The recipients of the 2019 awards will get their gongs April 26 and be celebrated in a gala on April 27 at the National Arts Centre.
Joining Oh in the parade of Canadian talent will be:
Concert pianist Louise Bessette who is credited with supporting contemporary classical piano and introducing the music of Quebec and Canadian composers to the world.
Colm Feore will have a different role at the gala this year. In the past he’s been the master of ceremonies. This year his work on stage and screen is being recognized. He is a regular at the Stratford Festival and has more than 140 film and TV credits to his name. The MC in April will be CBC broadcaster Heather Hiscox.

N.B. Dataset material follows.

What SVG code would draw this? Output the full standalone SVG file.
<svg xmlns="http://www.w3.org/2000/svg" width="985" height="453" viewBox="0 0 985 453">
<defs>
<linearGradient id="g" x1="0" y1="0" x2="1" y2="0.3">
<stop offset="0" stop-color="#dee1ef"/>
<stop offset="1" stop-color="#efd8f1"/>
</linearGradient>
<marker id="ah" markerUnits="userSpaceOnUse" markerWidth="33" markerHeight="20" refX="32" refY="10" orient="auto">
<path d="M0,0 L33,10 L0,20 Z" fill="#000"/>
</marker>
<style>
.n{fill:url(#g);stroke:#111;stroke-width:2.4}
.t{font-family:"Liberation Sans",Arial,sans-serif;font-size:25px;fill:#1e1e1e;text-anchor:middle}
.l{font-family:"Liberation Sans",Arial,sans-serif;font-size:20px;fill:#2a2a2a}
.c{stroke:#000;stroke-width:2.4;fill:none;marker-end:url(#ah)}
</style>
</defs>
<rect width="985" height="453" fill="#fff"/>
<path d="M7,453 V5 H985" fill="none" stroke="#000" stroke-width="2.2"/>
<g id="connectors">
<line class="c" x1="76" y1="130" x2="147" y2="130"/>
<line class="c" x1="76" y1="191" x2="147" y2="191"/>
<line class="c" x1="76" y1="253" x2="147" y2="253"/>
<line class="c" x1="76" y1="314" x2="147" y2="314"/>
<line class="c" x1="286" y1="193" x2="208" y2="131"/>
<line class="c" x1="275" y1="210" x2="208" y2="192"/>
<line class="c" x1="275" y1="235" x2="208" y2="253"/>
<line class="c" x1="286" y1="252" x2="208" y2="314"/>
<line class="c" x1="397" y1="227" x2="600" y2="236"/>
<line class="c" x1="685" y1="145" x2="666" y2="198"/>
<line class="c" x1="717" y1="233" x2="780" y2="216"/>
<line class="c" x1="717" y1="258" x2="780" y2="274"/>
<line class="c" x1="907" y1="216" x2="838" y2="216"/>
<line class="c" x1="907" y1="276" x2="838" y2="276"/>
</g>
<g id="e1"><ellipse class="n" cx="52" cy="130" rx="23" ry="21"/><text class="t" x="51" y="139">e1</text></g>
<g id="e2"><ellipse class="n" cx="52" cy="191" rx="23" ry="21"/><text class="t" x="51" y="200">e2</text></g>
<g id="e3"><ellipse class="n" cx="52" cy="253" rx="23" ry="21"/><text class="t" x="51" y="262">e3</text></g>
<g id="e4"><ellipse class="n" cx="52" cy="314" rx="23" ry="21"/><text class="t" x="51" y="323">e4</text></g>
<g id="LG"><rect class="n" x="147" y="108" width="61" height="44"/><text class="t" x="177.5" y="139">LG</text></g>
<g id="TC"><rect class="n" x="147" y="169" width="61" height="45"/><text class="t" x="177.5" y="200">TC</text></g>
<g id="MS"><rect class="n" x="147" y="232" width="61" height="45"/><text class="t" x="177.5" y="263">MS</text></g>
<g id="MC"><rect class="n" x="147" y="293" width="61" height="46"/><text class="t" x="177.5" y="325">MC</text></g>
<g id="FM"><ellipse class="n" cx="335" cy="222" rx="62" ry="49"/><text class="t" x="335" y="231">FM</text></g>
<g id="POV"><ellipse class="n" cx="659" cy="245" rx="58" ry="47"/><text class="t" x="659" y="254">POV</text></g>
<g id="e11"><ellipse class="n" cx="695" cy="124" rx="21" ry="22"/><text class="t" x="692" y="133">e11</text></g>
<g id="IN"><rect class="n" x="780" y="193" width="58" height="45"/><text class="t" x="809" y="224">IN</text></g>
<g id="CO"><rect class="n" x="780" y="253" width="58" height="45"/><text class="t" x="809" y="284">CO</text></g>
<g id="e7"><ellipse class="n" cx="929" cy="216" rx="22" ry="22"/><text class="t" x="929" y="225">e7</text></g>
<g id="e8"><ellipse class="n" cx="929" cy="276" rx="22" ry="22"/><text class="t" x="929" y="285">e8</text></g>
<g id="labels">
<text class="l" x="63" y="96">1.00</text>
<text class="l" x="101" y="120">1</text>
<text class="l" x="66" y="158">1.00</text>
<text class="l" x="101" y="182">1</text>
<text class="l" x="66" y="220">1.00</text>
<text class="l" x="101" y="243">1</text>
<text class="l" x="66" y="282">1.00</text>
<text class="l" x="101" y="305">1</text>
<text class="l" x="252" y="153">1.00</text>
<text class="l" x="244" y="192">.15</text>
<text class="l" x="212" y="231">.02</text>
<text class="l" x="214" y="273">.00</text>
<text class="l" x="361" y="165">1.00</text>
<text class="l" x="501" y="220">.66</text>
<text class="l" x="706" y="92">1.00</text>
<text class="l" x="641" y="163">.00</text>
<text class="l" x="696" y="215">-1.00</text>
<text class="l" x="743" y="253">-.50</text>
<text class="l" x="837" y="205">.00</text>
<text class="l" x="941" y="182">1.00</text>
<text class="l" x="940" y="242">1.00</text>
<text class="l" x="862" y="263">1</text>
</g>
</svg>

All those rants have paid off for Newfoundland’s own Rick Mercer. The satirist, comedian, screenwriter and actor has forged a career in comedy in Canada that has left a mark on many of the high and mighty in this country and beyond.
Quebec actor, writer and director Lorraine Pintal is being honoured for her career that has spanned more than 45 years. She has directed more than 150 stage productions, produced several TV series, hosted a literary radio show and served on the boards of numerous arts organizations. She assumed the helm of Montreal’s Théâtre du Nouveau Monde in 1992 and has raised to prominence works by Quebec playwrights such as Michel Marc Bouchard, Evelyne de la Chenelière, Réjean Ducharme, Carole Fréchette, Claude Gauvreau and Michel Tremblay.

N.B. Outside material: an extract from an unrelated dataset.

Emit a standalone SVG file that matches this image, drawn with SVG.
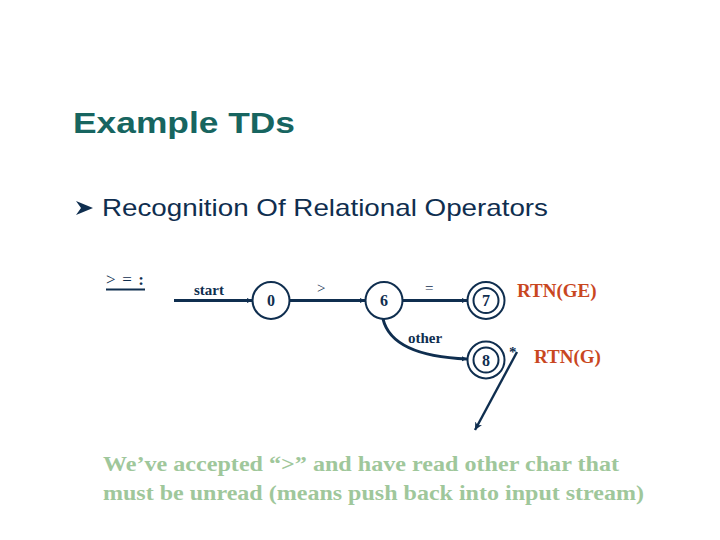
<svg xmlns="http://www.w3.org/2000/svg" width="720" height="540" viewBox="0 0 720 540">
<defs>
<marker id="ah" viewBox="0 0 10 10" refX="10" refY="5" markerWidth="1.8" markerHeight="1.8" orient="auto" markerUnits="strokeWidth">
<path d="M0,0 L10,5 L0,10 z" fill="#0f2e4f"/>
</marker>
<marker id="ah2" viewBox="0 0 10 10" refX="10" refY="5" markerWidth="3.2" markerHeight="3.2" orient="auto" markerUnits="strokeWidth">
<path d="M0,0 L10,5 L0,10 L3,5 z" fill="#0f2e4f"/>
</marker>
<style>
.edge{fill:none;stroke:#0f2e4f;stroke-width:3}
.st{fill:#fff;stroke:#0f2e4f;stroke-width:2}
.lbl{font-family:"Liberation Serif",serif;font-size:15px;fill:#0f2e4f}
.num{font-family:"Liberation Serif",serif;font-size:16px;font-weight:bold;fill:#0f2e4f;text-anchor:middle}
.rtn{font-family:"Liberation Serif",serif;font-size:19px;font-weight:bold;fill:#c9471f}
.note{font-family:"Liberation Serif",serif;font-size:22px;font-weight:bold;fill:#9fc79b}
</style>
</defs>
<rect width="720" height="540" fill="#fff"/>
<text x="73" y="133" font-family="Liberation Sans,Arial,sans-serif" font-size="30" font-weight="bold" fill="#176560" textLength="222" lengthAdjust="spacingAndGlyphs">Example TDs</text>
<path d="M76,201 L93,208 L76,215 L81,208 z" fill="#0f2e4f"/>
<text x="102" y="216" font-family="Liberation Sans,Arial,sans-serif" font-size="24" fill="#0f2e4f" textLength="446" lengthAdjust="spacingAndGlyphs">Recognition Of Relational Operators</text>
<text x="106" y="285" font-family="Liberation Serif,serif" font-size="17" fill="#0f2e4f" textLength="38" lengthAdjust="spacing">&gt; = <tspan font-weight="bold">:</tspan></text>
<line x1="106" y1="289.5" x2="145" y2="289.5" stroke="#0f2e4f" stroke-width="2"/>
<g id="edges">
<line class="edge" x1="174" y1="300.5" x2="252" y2="300.5" marker-end="url(#ah)"/>
<line class="edge" x1="290" y1="300.5" x2="365" y2="300.5" marker-end="url(#ah)"/>
<line class="edge" x1="403" y1="300.5" x2="467" y2="300.5" marker-end="url(#ah)"/>
<path class="edge" d="M383,319 Q392,356 467,359" marker-end="url(#ah)"/>
<line x1="517" y1="352" x2="475" y2="430" stroke="#0f2e4f" stroke-width="2.4" marker-end="url(#ah2)"/>
<text class="lbl" x="194" y="295" font-weight="bold">start</text>
<text class="lbl" x="317" y="293">&gt;</text>
<text class="lbl" x="425" y="293">=</text>
<text class="lbl" x="408" y="343" font-weight="bold">other</text>
<text class="lbl" x="509" y="357" font-weight="bold">*</text>
</g>
<g id="s0"><circle class="st" cx="271" cy="300.5" r="18.5"/><text class="num" x="271" y="306">0</text></g>
<g id="s6"><circle class="st" cx="384" cy="300.5" r="18.5"/><text class="num" x="384" y="306">6</text></g>
<g id="s7"><circle class="st" cx="486" cy="300.5" r="18.5"/><circle class="st" cx="486" cy="300.5" r="12.5"/><text class="num" x="486" y="306">7</text><text class="rtn" x="517" y="297">RTN(GE)</text></g>
<g id="s8"><circle class="st" cx="486" cy="360" r="18.5"/><circle class="st" cx="486" cy="360" r="12.5"/><text class="num" x="486" y="366">8</text><text class="rtn" x="534" y="363">RTN(G)</text></g>
<text class="note" x="103" y="471" textLength="516" lengthAdjust="spacingAndGlyphs">We’ve accepted “&gt;” and have read other char that</text>
<text class="note" x="103" y="500" textLength="541" lengthAdjust="spacingAndGlyphs">must be unread (means push back into input stream)</text>
</svg>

Dance educator Mavis Staines is being recognized for changing the way classical ballet is taught from her position as the head of the National Ballet School for 30 years. Through her work she has guided generations of professional dancers.
The Ramon John Hnatyshyn Award for Voluntarism in the Performing Arts will be presented to Montreal businessman E. Noël Spinelli for his work to make music accessible to all.
The GG awards also present a mentorship program in which a past laureate works with a Canadian artist in mid-career. This year’s mentor is the legendary Abenaki filmmaker Alanis Obomsawin. She will work with Gop Bartibogue, who is a First Nations artist and filmmaker from the Mi’kmaq community of Esgenoopetitj (Burnt Church, New Brunswick).